Written by Ryan Johnson and Peter Lalayanis
Directed by Scott Peters

After shaking up its format, “Burn Notice” reintroduces some familiar elements in “Split Decision.” Rebecca becomes essentially the client-of-the-week. Michael gets to go undercover and take his local yokel accent out for a spin again. John C. McGinley returns, ensuring we have hefty servings of ham in both story lines. (Bruce Campbell, of course, provides the other.) This is very much needed, with Fiona still stuck in prison, and Rebecca proving to be an inadequate substitute (even if, like so many shows this past season, they have discovered the power of extreme cleavage). In the end, though, restoring some old pieces doesn’t bring back the old magic. It still winds up as a bland episode of a show that’s starting to spin its wheels.

Review #3606: Burn Notice 6.5: “Split Decision”

After all the build-up of Anson leading up to the latest premiere, the pursuit has become rather desultory. Anson was never an imposing villain in person, and now that he’s crept into the shadows, his hold on the viewers’ attention is fading fast. (I suspect Jere Burn’s agent realized it’s a good career move if Jere keeps having schedule conflicts with, say, “Justified” or “Breaking Bad,” forcing them to write around him.) Rather than the chess game Anson’s hype promised, it’s feeling more like slow-motion checkers with Michael and the team jumping one or two pieces per episode.

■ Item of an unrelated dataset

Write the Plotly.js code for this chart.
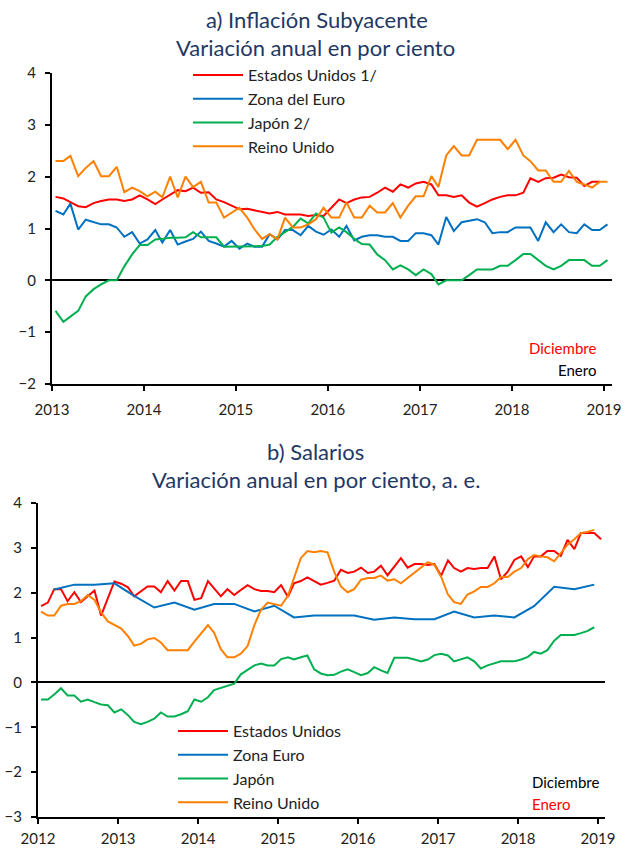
<!DOCTYPE html>
<html>
<head>
<meta charset="utf-8">
<script src="https://cdn.plot.ly/plotly-3.0.1.min.js"></script>
<style>html,body{margin:0;padding:0;background:#fff;}#chart{width:629px;height:849px;}</style>
</head>
<body>
<div id="chart"></div>
<script>
// ---------- Panel a) Inflación subyacente (monthly, Jan 2013 ...) ----------
const inflStart = [2013, 1];
const inflUS = [1.61,1.58,1.51,1.43,1.41,1.49,1.53,1.56,1.56,1.53,1.56,1.64,1.56,1.47,1.56,1.66,1.74,1.72,1.79,1.69,1.70,1.56,1.51,1.44,1.37,1.38,1.35,1.32,1.29,1.32,1.27,1.27,1.27,1.24,1.26,1.24,1.40,1.56,1.49,1.56,1.60,1.61,1.69,1.79,1.71,1.85,1.79,1.87,1.90,1.85,1.64,1.64,1.61,1.64,1.50,1.42,1.49,1.56,1.61,1.64,1.64,1.69,1.97,1.90,1.97,1.98,2.04,1.99,1.98,1.82,1.90,1.90];
const inflEuro = [1.34,1.27,1.48,0.98,1.17,1.12,1.08,1.08,1.02,0.84,0.93,0.71,0.79,0.97,0.73,0.97,0.69,0.75,0.80,0.94,0.76,0.71,0.65,0.76,0.61,0.71,0.65,0.65,0.89,0.79,0.97,0.97,0.87,1.05,0.94,0.88,0.98,0.84,1.05,0.77,0.84,0.87,0.87,0.84,0.84,0.76,0.76,0.91,0.91,0.87,0.69,1.22,0.95,1.12,1.15,1.18,1.12,0.91,0.93,0.93,1.02,1.02,1.02,0.76,1.12,0.93,1.08,0.93,0.91,1.08,0.97,0.97,1.08];
const inflJapan = [-0.59,-0.80,-0.70,-0.59,-0.31,-0.17,-0.08,0.0,0.0,0.27,0.50,0.68,0.68,0.79,0.80,0.82,0.82,0.83,0.93,0.83,0.83,0.83,0.65,0.65,0.65,0.65,0.65,0.66,0.69,0.84,0.93,1.03,1.19,1.10,1.29,1.21,0.92,1.02,0.93,0.80,0.70,0.69,0.50,0.39,0.21,0.29,0.21,0.10,0.21,0.12,-0.08,0.0,0.0,0.0,0.10,0.21,0.21,0.21,0.28,0.28,0.39,0.51,0.51,0.39,0.28,0.21,0.28,0.39,0.39,0.39,0.28,0.28,0.39];
const inflUK = [2.30,2.30,2.40,2.01,2.17,2.30,2.01,2.01,2.19,1.70,1.79,1.72,1.62,1.71,1.60,2.00,1.60,2.00,1.80,1.90,1.50,1.50,1.21,1.31,1.40,1.21,0.99,0.80,0.89,0.79,1.21,1.02,1.02,1.08,1.18,1.40,1.21,1.21,1.50,1.21,1.21,1.44,1.31,1.31,1.49,1.21,1.44,1.62,1.62,2.01,1.80,2.41,2.59,2.41,2.41,2.71,2.71,2.71,2.71,2.53,2.71,2.41,2.30,2.12,2.12,1.90,1.90,2.11,1.90,1.85,1.79,1.90,1.90];
const inflNames = ['Estados Unidos 1/','Zona del Euro','Japón 2/','Reino Unido'];

// ---------- Panel b) Salarios (monthly from Jan 2012; Euro zone quarterly) ----------
const wageStart = [2012, 1];
const wageUS = [1.70,1.78,2.08,2.08,1.81,2.01,1.79,1.92,2.05,1.49,1.88,2.25,2.20,2.12,1.92,2.03,2.14,2.14,2.01,2.26,2.05,2.26,2.26,1.84,1.88,2.26,2.11,1.92,2.08,1.95,2.06,2.17,2.08,2.04,2.04,2.01,2.17,1.91,2.21,2.26,2.34,2.26,2.18,2.22,2.27,2.51,2.44,2.47,2.56,2.44,2.47,2.60,2.39,2.58,2.77,2.56,2.64,2.64,2.62,2.64,2.38,2.72,2.55,2.47,2.55,2.53,2.55,2.55,2.81,2.30,2.47,2.73,2.81,2.57,2.81,2.81,2.93,2.93,2.82,3.18,2.97,3.33,3.33,3.33,3.19];
const wageEuroStart = [2012, 3]; // quarterly values, plotted at quarter-end month
const wageEuro = [2.07,2.18,2.18,2.21,1.93,1.67,1.78,1.62,1.75,1.75,1.58,1.71,1.45,1.49,1.49,1.49,1.40,1.45,1.41,1.41,1.58,1.45,1.49,1.45,1.70,2.13,2.08,2.18];
const wageJapan = [-0.38,-0.38,-0.27,-0.13,-0.29,-0.29,-0.43,-0.38,-0.44,-0.49,-0.51,-0.67,-0.60,-0.73,-0.88,-0.93,-0.88,-0.81,-0.67,-0.76,-0.76,-0.71,-0.64,-0.38,-0.43,-0.33,-0.17,-0.12,-0.08,-0.03,0.18,0.28,0.38,0.42,0.38,0.38,0.52,0.56,0.51,0.56,0.60,0.29,0.20,0.16,0.17,0.24,0.29,0.23,0.16,0.21,0.34,0.27,0.21,0.55,0.55,0.55,0.51,0.47,0.51,0.61,0.64,0.60,0.47,0.51,0.56,0.47,0.31,0.38,0.42,0.47,0.47,0.47,0.51,0.57,0.68,0.64,0.72,0.93,1.06,1.06,1.06,1.10,1.15,1.23];
const wageUK = [1.58,1.49,1.49,1.71,1.75,1.75,1.81,1.95,1.84,1.56,1.36,1.29,1.20,1.03,0.82,0.86,0.96,0.99,0.89,0.72,0.72,0.72,0.72,0.91,1.10,1.28,1.11,0.74,0.56,0.56,0.64,0.81,1.28,1.62,1.78,1.75,1.71,1.93,2.35,2.77,2.93,2.90,2.93,2.90,2.46,2.14,2.01,2.08,2.29,2.33,2.33,2.38,2.27,2.30,2.21,2.33,2.44,2.57,2.68,2.62,2.35,1.96,1.79,1.75,1.96,2.03,2.13,2.13,2.21,2.35,2.35,2.47,2.55,2.75,2.84,2.81,2.79,2.70,2.88,3.07,3.19,3.33,3.36,3.40];
const wageNames = ['Estados Unidos','Zona Euro','Japón','Reino Unido'];

const colors = ['#FF0000','#0070C0','#00B050','#FF8000'];

function dates(start, n, stepMonths) {
  const out = [];
  for (let i = 0; i < n; i++) {
    const m0 = (start[1] - 1) + i * stepMonths;
    const y = start[0] + Math.floor(m0 / 12);
    const m = (m0 % 12) + 1;
    out.push(y + '-' + String(m).padStart(2, '0') + '-15');
  }
  return out;
}

const FONT = 'Lato, "Open Sans", "DejaVu Sans", sans-serif';
const W = 629, H = 849;
const px = v => v / W, py = v => 1 - v / H;

const traces = [];
[inflUS, inflEuro, inflJapan, inflUK].forEach((vals, k) => {
  traces.push({
    x: dates(inflStart, vals.length, 1), y: vals, type: 'scatter', mode: 'lines',
    name: inflNames[k], line: {color: colors[k], width: 2},
    xaxis: 'x', yaxis: 'y', legend: 'legend', legendgroup: 'a' + k
  });
});
const wageSeries = [
  {v: wageUS, s: wageStart, step: 1},
  {v: wageEuro, s: wageEuroStart, step: 3},
  {v: wageJapan, s: wageStart, step: 1},
  {v: wageUK, s: wageStart, step: 1}
];
wageSeries.forEach((o, k) => {
  traces.push({
    x: dates(o.s, o.v.length, o.step), y: o.v, type: 'scatter', mode: 'lines',
    name: wageNames[k], line: {color: colors[k], width: 2},
    xaxis: 'x2', yaxis: 'y2', legend: 'legend2', legendgroup: 'b' + k
  });
});

const axisCommon = {
  showline: true, linecolor: '#000', linewidth: 2, showgrid: false,
  ticks: 'outside', ticklen: 5, tickwidth: 2, tickcolor: '#000',
  tickfont: {family: FONT, size: 15, color: '#222'},
  zeroline: false, fixedrange: true
};

const titleColor = '#1F3864';
const legendFont = {family: FONT, size: 16, color: '#222'};
const layout = {
  width: W, height: H,
  margin: {l: 0, r: 0, t: 0, b: 0},
  paper_bgcolor: '#fff', plot_bgcolor: '#fff',
  showlegend: true,
  font: {family: FONT, color: '#222'},
  xaxis: Object.assign({}, axisCommon, {
    type: 'date', domain: [px(52), px(612)], range: ['2013-01-01', '2019-02-02'],
    tick0: '2013-01-01', dtick: 'M12', tickformat: '%Y', anchor: 'y', ticklabelstandoff: 6
  }),
  yaxis: Object.assign({}, axisCommon, {
    domain: [py(384), py(73)], range: [-2, 4], dtick: 1, anchor: 'x',
    zeroline: true, zerolinecolor: '#000', zerolinewidth: 2, ticklabelstandoff: 6
  }),
  xaxis2: Object.assign({}, axisCommon, {
    type: 'date', domain: [px(38), px(605)], range: ['2012-01-01', '2019-02-02'],
    tick0: '2012-01-01', dtick: 'M12', tickformat: '%Y', anchor: 'y2', ticklabelstandoff: 2
  }),
  yaxis2: Object.assign({}, axisCommon, {
    domain: [py(817), py(503)], range: [-3, 4], dtick: 1, anchor: 'x2',
    zeroline: true, zerolinecolor: '#000', zerolinewidth: 2, ticklabelstandoff: 6
  }),
  legend: {
    x: px(188), xanchor: 'left', y: py(58), yanchor: 'top',
    bgcolor: 'rgba(0,0,0,0)', borderwidth: 0, traceorder: 'grouped', tracegroupgap: 0,
    itemwidth: 50, font: legendFont
  },
  legend2: {
    x: px(173), xanchor: 'left', y: py(714), yanchor: 'top',
    bgcolor: 'rgba(0,0,0,0)', borderwidth: 0, traceorder: 'grouped', tracegroupgap: 0,
    itemwidth: 50, font: legendFont
  },
  annotations: [
    {text: 'a) Inflación Subyacente', x: px(317), y: py(20), xref: 'paper', yref: 'paper', showarrow: false,
     xanchor: 'center', yanchor: 'middle', font: {family: FONT, size: 22, color: titleColor}},
    {text: 'Variación anual en por ciento', x: px(316), y: py(48), xref: 'paper', yref: 'paper', showarrow: false,
     xanchor: 'center', yanchor: 'middle', font: {family: FONT, size: 22, color: titleColor}},
    {text: 'b) Salarios', x: px(316), y: py(451), xref: 'paper', yref: 'paper', showarrow: false,
     xanchor: 'center', yanchor: 'middle', font: {family: FONT, size: 22, color: titleColor}},
    {text: 'Variación anual en por ciento, a. e.', x: px(316), y: py(479), xref: 'paper', yref: 'paper', showarrow: false,
     xanchor: 'center', yanchor: 'middle', font: {family: FONT, size: 22, color: titleColor}},
    {text: 'Diciembre', x: px(598), y: py(348), xref: 'paper', yref: 'paper', showarrow: false,
     xanchor: 'right', yanchor: 'middle', font: {family: FONT, size: 15, color: '#FF0000'}},
    {text: 'Enero', x: px(598), y: py(370), xref: 'paper', yref: 'paper', showarrow: false,
     xanchor: 'right', yanchor: 'middle', font: {family: FONT, size: 15, color: '#000'}},
    {text: 'Diciembre', x: px(530), y: py(782), xref: 'paper', yref: 'paper', showarrow: false,
     xanchor: 'left', yanchor: 'middle', font: {family: FONT, size: 15, color: '#000'}},
    {text: 'Enero', x: px(530), y: py(804), xref: 'paper', yref: 'paper', showarrow: false,
     xanchor: 'left', yanchor: 'middle', font: {family: FONT, size: 15, color: '#FF0000'}}
  ]
};

Plotly.newPlot('chart', traces, layout, {staticPlot: true, displayModeBar: false});
</script>
</body>
</html>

The first piece is Rebecca’s promise to roll on Anson, if Michael can protect her brother, Trent. With Anson and Trent unavailable (I think “Justified” had Jere that week), the team targets the gangster to whom Anson is threatening to tell Trent’s location. You would think that, even on the run, the man who ran the organization that burned and then toyed with Michael all this time could just slot in someone else to target Trent. But then you’d be thinking too much, and that can make your brain hurt.

Running the con requires grilling his late father’s cellmate. This operation illustrates that, while Maddy may be belying the opening credits, Nate truly is the option to go to “only if you’re desperate.” I don’t think Jesse will let him get near a cattle prod again anytime soon. Needless to say, despite the miscues, they do get the intel Michael needs to impersonate the cellmate. Meanwhile, Sam and Rebecca are using all of Sam’s charm (and Rebecca’s aforementioned cleavage) to plant the evidence that will deflect suspicion away from Trent. Between this show and the “Breaking Bad” premiere, it was not a good week for police evidence room security.

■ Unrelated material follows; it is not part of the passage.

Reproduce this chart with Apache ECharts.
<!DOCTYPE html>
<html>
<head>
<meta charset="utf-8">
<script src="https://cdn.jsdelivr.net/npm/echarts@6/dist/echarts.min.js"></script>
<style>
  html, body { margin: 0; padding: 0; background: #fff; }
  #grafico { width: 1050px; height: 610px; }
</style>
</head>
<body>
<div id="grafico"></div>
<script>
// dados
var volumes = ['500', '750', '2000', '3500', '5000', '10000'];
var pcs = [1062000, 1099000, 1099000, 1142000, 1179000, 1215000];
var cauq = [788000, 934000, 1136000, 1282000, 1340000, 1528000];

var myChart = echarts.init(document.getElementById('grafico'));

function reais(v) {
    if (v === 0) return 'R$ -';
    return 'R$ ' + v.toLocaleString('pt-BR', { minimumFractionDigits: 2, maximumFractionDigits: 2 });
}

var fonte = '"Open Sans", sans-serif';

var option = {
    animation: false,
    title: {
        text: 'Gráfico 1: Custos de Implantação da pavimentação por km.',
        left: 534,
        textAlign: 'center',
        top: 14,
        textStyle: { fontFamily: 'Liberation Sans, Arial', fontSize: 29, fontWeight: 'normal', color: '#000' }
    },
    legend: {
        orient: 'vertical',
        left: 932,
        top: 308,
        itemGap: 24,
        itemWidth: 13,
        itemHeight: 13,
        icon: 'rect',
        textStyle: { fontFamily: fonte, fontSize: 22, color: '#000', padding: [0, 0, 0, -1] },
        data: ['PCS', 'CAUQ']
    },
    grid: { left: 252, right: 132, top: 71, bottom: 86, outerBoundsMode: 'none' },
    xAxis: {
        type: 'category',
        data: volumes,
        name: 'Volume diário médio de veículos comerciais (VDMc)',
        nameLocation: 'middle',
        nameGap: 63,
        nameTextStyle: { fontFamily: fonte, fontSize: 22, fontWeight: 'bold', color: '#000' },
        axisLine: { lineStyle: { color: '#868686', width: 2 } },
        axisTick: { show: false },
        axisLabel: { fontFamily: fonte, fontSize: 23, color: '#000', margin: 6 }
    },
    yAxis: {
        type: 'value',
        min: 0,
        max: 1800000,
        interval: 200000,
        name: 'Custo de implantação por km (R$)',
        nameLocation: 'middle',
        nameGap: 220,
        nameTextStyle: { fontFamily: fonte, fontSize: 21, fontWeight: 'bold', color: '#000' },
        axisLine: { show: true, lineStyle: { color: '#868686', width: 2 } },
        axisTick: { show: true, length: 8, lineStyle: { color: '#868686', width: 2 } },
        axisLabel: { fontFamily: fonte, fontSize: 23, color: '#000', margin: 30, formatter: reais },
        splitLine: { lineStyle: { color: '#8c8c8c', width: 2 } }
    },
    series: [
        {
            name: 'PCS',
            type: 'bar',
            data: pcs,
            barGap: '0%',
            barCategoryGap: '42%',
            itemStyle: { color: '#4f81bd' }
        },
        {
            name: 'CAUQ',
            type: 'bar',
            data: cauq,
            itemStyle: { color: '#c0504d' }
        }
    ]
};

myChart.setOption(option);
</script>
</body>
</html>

The con itself feels a little forced. One of Michael’s common tactics has been deflecting suspicion onto someone else in a gang, letting street justice take care of the problem. Here, they’re creating the situation from whole cloth, both planting and discovering the evidence. It just feels careless not to deflect onto a specific alternate target. Getting blindsided when the gangster shifts the blame to his wife should have had fatal consequences, if this show wasn’t on the USA network. It also could have indicated Michael was distracted between Anson and Fiona’s predicament. Instead, his voice-over presents the mistake as if it was just an unfortunate, but unavoidable consequence of this type of mission. We’ve come to expect better than that from Michael.

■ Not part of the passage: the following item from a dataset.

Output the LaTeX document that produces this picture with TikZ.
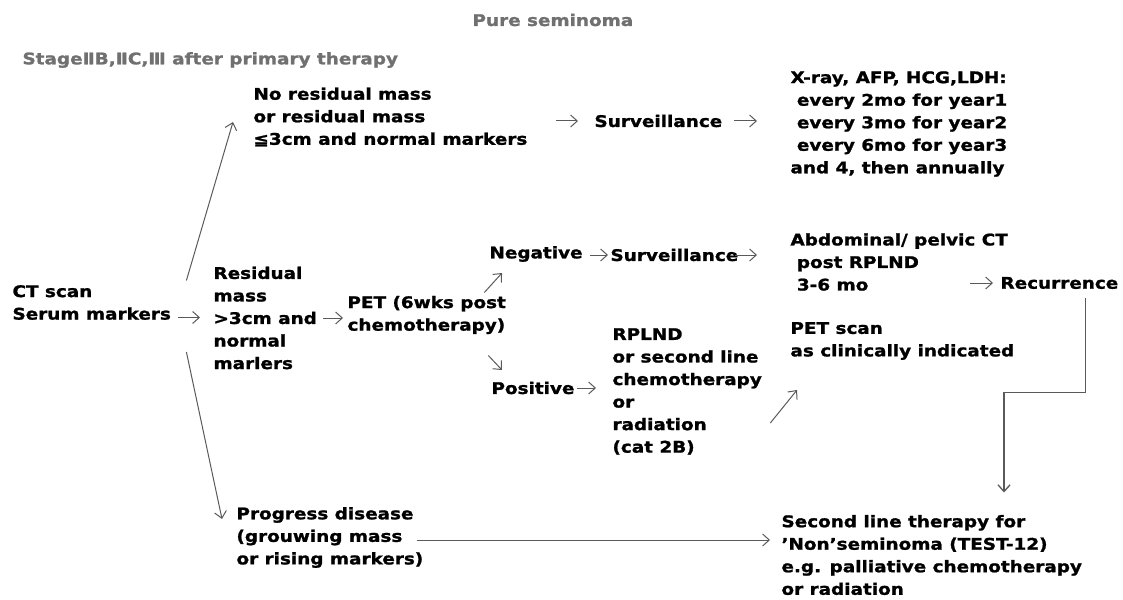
\documentclass[tikz,border=0pt]{standalone}
\usepackage{fontspec}
\setmainfont{DejaVu Sans}[FakeStretch=1.15, BoldFeatures={FakeBold=1.3}]
\usetikzlibrary{arrows.meta,calc}

\definecolor{txtgray}{RGB}{112,112,112}
\definecolor{arrgray}{RGB}{90,90,90}

\tikzset{every picture/.style={line width=0.75pt}}
\tikzset{
  lbl/.style={anchor=west, inner sep=0.75pt, align=left, font=\fontsize{12}{16.9}\selectfont\bfseries},
  ttl/.style={lbl, text=txtgray},
  garrow/.style={draw=arrgray, -{Straight Barb[length=5pt,width=9pt]}},
}

\begin{document}
\begin{tikzpicture}[x=0.75pt,y=0.75pt,yscale=-1,xscale=1]
		\useasboundingbox (0,0) rectangle (1123,599);
		
		%Titles
		\draw (471,20) node [ttl] (title) {Pure seminoma};
		\draw (21,60) node [ttl] (stage) {StageⅡB,ⅡC,Ⅲ after primary therapy};
		
		%Text blocks
		\draw (11,302.5) node [lbl] (ctscan) {CT scan\\Serum markers};
		\draw (252,117) node [lbl] (nores) {No residual mass\\or residual mass\\≦3cm and normal markers};
		\draw (593,121) node [lbl] (surv1) {Surveillance};
		\draw (789,124) node [lbl] (xray) {X-ray, AFP, HCG,LDH:\\\ every 2mo for year1\\\ every 3mo for year2\\\ every 6mo for year3\\and 4, then annually};
		\draw (212,318) node [lbl] (resid) {Residual\\mass\\>3cm and\\normal\\marlers};
		\draw (346,315) node [lbl] (pet) {PET (6wks post\\chemotherapy)};
		\draw (488,254) node [lbl] (neg) {Negative};
		\draw (609,255) node [lbl] (surv2) {Surveillance};
		\draw (789,262) node [lbl] (abdct) {Abdominal/ pelvic CT\\\ post RPLND\\\ 3-6 mo};
		\draw (999,283) node [lbl] (recur) {Recurrence};
		\draw (490,388) node [lbl] (pos) {Positive};
		\draw (611,391.5) node [lbl] (rplnd) {RPLND\\or second line\\chemotherapy\\or\\radiation\\(cat 2B)};
		\draw (789,341) node [lbl] (petscan) {PET scan\\as clinically indicated};
		\draw (235,537.5) node [lbl] (progress) {Progress disease\\(grouwing mass\\or rising markers)};
		\draw (780,555) node [lbl] (second) {Second line therapy for\\'Non'seminoma (TEST-12)\\e.g. palliative chemotherapy\\or radiation};
		
		%Connectors
		\draw [garrow] ($(ctscan.east)+(14,-22)$) -- ($(nores.west)+(-19,5)$);
		\draw [garrow] ($(resid.west)+(-34,-0.5)$) -- ($(resid.west)+(-12,-0.5)$);
		\draw [garrow] ($(ctscan.east)+(14,49.5)$) -- ($(progress.west)+(-13,-18.5)$);
		\draw [garrow] ($(surv1.west)+(-37,0)$) -- ($(surv1.west)+(-15,0)$);
		\draw [garrow] ($(xray.west)+(-55,-3)$) -- ($(xray.west)+(-32,-3)$);
		\draw [garrow] ($(pet.west)+(-23,3)$) -- ($(pet.west)+(-3,3)$);
		\draw [garrow] ($(pet.north east)+(-23,-2)$) -- ($(neg.west)+(14,19)$);
		\draw [garrow] ($(pet.south east)+(-19,20)$) -- ($(pos.west)+(12,-18)$);
		\draw [garrow] ($(surv2.west)+(-19,0)$) -- ($(surv2.west)+(-1,0)$);
		\draw [garrow] ($(abdct.west)+(-54,-7)$) -- ($(abdct.west)+(-32,-7)$);
		\draw [garrow] ($(recur.west)+(-29,0)$) -- ($(recur.west)+(-6,0)$);
		\draw [garrow] ($(rplnd.west)+(-34,-3.5)$) -- ($(rplnd.west)+(-15,-3.5)$);
		\draw [garrow] ($(rplnd.east)+(7,31.5)$) -- ($(petscan.west)+(8,49)$);
		\draw [garrow] ($(progress.east)+(-8,2.5)$) -- ($(second.west)+(-10,-15)$);
		\draw [garrow, line width=1pt] ($(recur.south east)+(-34,8)$) -- ++(0,94) -| ($(second.north west)+(224,-21)$);
		
	\end{tikzpicture}
\end{document}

The other piece of the puzzle is Tom Card’s insistence that Fiona prove herself to the CIA before they’ll help spring her. Apparently, his prior offer to help in any way only extends only to Michael, not to her. The gun-runner she does business with and for has been a presence throughout the show. Now, she’s asked to set him up as the price for her freedom. The wrinkle, and the very valid reason they could played Michael as being distracted, is that he’ll only meet with her or Michael. Naturally, the con runs long, jeopardizing the crucial meet, but, of course, Michael comes through in the end. The gun-runner’s in cuffs, Trent’s apparently safe, and Rebecca reveals Anson’s drop.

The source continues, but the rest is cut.